It was such a harmless little non-partisan snowball at first. Hardly worth noticing, really.
But as it rolled ever so slowly down the hill, it began to grow a wee bit. “Seriously?” people began to ask themselves. “We let our legislators take unlimited gifts from lobbyists? ‘Unlimited’, as in ‘no limits’? And this is legal?”
Pushed by the Georgia tea party and the more liberal Common Cause, the snowball grew larger and gathered speed. When renegade members of the House and Senate defied their leadership and introduced bills limiting gifts to $100 or less, the momentum continued to build. And even though the Legislature disbanded with those bills going nowhere, it has since become clear that this snowball is not going to melt away in the heat of summer.
Quite the contrary.
At the insistence of the grassroots, leaders of both the Republican and Democratic parties have agreed to put advisory questions on the primary ballot in July, asking voters whether they support the proposed gift limit. And everybody is pretty darn sure how those votes are going to come out.
In fact, shortly after the question was put on the GOP ballot, Senate President pro tem Tommie Williams, Senate Majority Leader Chip Rogers and Lt. Gov. Casey Cagle, the Senate’s presiding officer, all suddenly embraced a gift cap.
“I think there’s going to be a lot of support — a lot of support,” Cagle predicted.
The true tipping point, however, came when state Sen. Don Balfour, R-Snellville, signed a pledge sponsored by the tea party and Common Cause to support the gift cap. That was as out of character for Balfour as Kim Kardashian signing a chastity vow.
As chairman of the powerful Senate Rules Committee, Balfour had helped to kill an ethics-reform bill just a couple of months earlier. Balfour has also been a most eager guest of lobbyists wanting to ply with him with sports tickets and other benefits, and on Friday the Senate Ethics Committee announced it had found “substantial evidence” that Balfour had been padding his state expense accounts.
It’s now clear that when the Legislature convenes in January, Senate leaders will be competing to see who gets credit for passing a strong ethics bill. The problem will come in the House, where Speaker David Ralston of Blue Ridge stubbornly refuses to even consider a gift limitation. That mulishness is putting members of his House caucus in a quandary.
In effect, Ralston is forcing them to choose between loyalty to him — the man who controls every aspect of their legislative lives, from office space to committee assignment to the fate of their bills to campaign funding — and loyalty to the people who elected them and who pay their salaries.
So far, they have chosen to side with Ralston. It’s telling that of the 60 legislative candidates who have signed the pledge in support of reform, only one — Mark Hatfield of Waycross — is a returning Republican member of the House.
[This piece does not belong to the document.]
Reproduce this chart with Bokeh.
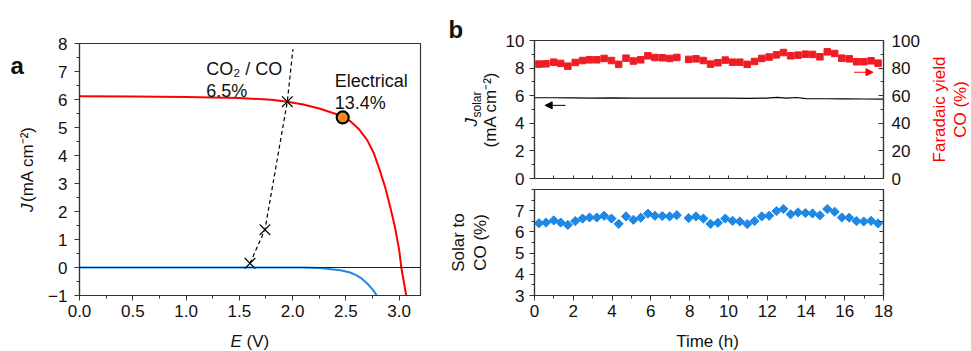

Every other returning GOP House member is following Ralston’s orders and defying public opinion.
In stark contrast, 20 of those who signed the pledge are Republicans who are seeking election to the House for the first time. If a significant portion of those 20 get elected, as seems likely, the snowball will gain even more momentum. We may then see what happens when the irresistible snowball collides with the unmovable mountain man.